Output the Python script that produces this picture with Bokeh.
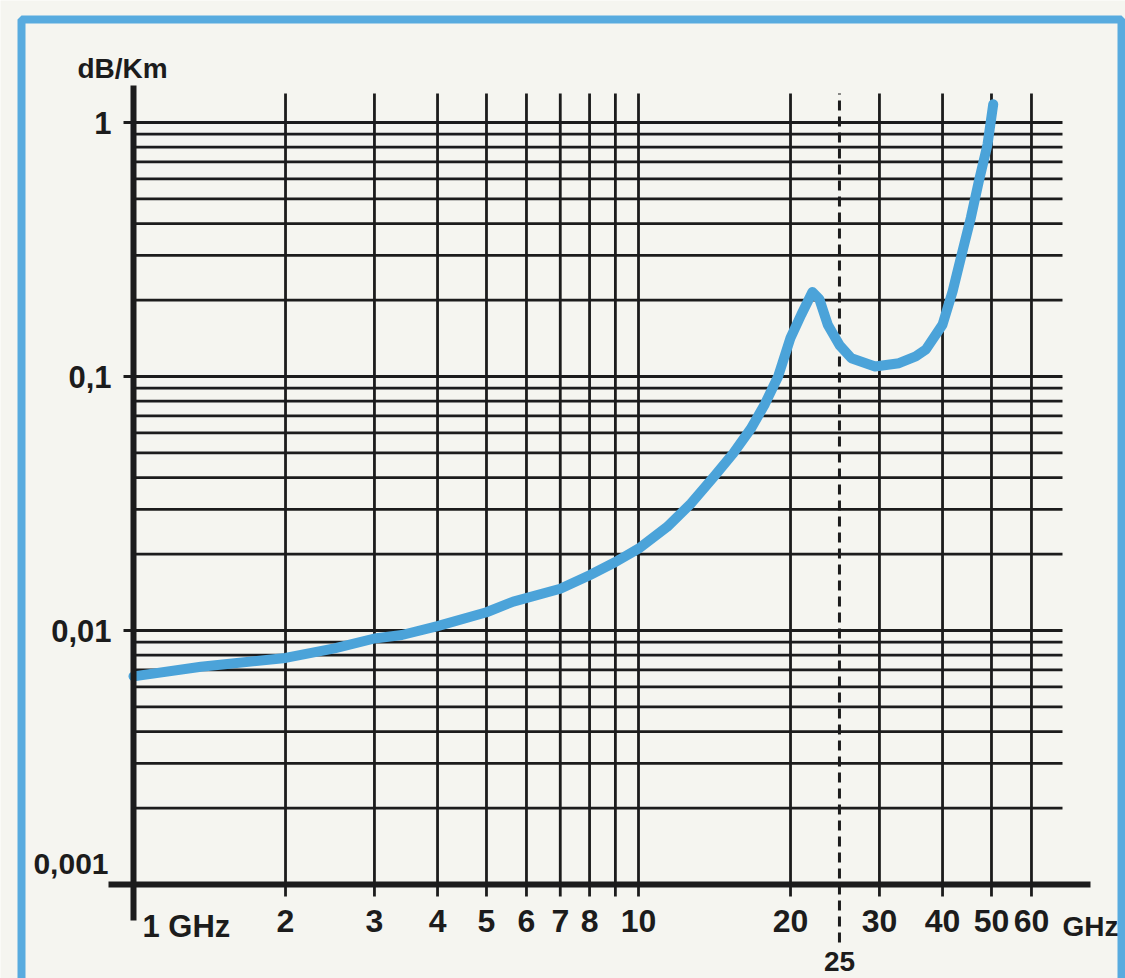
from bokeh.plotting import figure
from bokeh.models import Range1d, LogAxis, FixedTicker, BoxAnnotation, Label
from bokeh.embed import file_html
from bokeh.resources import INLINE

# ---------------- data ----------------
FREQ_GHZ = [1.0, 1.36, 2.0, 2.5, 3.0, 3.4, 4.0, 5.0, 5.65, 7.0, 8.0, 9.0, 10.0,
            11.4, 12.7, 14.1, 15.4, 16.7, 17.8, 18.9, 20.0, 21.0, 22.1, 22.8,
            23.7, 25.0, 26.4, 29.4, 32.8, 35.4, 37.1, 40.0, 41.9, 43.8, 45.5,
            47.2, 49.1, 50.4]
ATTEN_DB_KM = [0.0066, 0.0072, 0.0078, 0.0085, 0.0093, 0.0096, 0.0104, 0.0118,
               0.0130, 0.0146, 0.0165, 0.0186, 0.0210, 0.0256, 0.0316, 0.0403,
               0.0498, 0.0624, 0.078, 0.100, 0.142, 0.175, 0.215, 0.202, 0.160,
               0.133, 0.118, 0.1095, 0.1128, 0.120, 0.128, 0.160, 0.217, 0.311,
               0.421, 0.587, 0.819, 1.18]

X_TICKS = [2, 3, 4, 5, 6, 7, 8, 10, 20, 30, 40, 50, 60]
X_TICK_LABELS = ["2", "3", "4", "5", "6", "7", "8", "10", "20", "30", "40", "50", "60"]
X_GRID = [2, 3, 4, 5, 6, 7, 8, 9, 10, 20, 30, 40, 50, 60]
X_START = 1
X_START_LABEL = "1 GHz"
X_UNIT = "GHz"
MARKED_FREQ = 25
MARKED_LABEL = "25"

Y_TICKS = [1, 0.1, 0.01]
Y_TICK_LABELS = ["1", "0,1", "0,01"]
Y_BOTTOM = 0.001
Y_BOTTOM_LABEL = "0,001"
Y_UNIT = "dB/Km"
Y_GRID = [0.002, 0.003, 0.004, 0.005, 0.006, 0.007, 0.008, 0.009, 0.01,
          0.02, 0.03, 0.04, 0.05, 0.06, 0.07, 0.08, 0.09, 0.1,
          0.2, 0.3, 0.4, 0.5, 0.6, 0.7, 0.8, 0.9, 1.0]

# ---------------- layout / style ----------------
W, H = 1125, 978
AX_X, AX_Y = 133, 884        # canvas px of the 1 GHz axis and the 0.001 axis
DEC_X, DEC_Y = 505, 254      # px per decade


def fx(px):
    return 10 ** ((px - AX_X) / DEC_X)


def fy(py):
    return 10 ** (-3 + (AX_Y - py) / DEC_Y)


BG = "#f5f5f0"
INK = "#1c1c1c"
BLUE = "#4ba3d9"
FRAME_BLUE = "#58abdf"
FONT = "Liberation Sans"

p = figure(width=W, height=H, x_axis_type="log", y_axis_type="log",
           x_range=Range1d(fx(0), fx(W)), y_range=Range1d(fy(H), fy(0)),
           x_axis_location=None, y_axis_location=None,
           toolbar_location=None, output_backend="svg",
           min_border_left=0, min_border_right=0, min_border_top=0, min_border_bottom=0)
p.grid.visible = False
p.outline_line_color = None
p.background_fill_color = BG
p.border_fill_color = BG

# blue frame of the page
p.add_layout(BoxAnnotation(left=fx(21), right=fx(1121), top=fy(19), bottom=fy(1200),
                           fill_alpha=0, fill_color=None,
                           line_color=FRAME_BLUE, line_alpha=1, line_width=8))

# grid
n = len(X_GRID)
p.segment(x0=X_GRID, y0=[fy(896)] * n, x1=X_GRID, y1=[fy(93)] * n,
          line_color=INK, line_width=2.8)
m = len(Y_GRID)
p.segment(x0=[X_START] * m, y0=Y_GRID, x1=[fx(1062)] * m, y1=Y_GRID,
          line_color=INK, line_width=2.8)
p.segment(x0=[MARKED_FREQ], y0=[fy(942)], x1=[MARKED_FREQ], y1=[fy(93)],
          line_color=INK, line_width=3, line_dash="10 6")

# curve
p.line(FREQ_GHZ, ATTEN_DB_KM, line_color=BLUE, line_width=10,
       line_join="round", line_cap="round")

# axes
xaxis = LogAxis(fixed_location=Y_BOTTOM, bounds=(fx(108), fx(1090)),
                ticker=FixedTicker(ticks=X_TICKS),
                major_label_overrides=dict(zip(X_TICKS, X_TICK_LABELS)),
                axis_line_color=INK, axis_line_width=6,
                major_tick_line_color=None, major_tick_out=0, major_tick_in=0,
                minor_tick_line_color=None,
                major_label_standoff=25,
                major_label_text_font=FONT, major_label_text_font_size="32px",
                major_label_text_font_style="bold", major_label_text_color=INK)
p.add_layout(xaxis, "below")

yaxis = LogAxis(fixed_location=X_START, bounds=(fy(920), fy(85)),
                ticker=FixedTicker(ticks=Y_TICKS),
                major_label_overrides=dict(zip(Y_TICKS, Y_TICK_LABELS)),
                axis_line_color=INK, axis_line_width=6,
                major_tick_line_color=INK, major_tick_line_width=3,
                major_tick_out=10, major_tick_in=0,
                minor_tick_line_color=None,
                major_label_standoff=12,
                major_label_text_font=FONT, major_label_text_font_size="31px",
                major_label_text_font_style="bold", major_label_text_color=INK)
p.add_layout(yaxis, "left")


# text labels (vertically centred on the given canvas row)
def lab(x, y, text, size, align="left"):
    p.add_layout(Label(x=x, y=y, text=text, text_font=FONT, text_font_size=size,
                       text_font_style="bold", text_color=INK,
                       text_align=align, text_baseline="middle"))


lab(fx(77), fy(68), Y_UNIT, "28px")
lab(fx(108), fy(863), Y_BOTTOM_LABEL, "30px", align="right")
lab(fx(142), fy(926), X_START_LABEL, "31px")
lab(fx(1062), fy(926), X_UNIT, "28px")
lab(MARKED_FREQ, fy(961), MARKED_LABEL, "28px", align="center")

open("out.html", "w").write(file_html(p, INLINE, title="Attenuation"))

Exercise aim:
From the first line of the material down to the line containing "from bokeh.resources import INLINE", inclusive, return each line exactly, skipping any picture.

Complete answer:
Output the Python script that produces this picture with Bokeh.
from bokeh.plotting import figure
from bokeh.models import Range1d, LogAxis, FixedTicker, BoxAnnotation, Label
from bokeh.embed import file_html
from bokeh.resources import INLINE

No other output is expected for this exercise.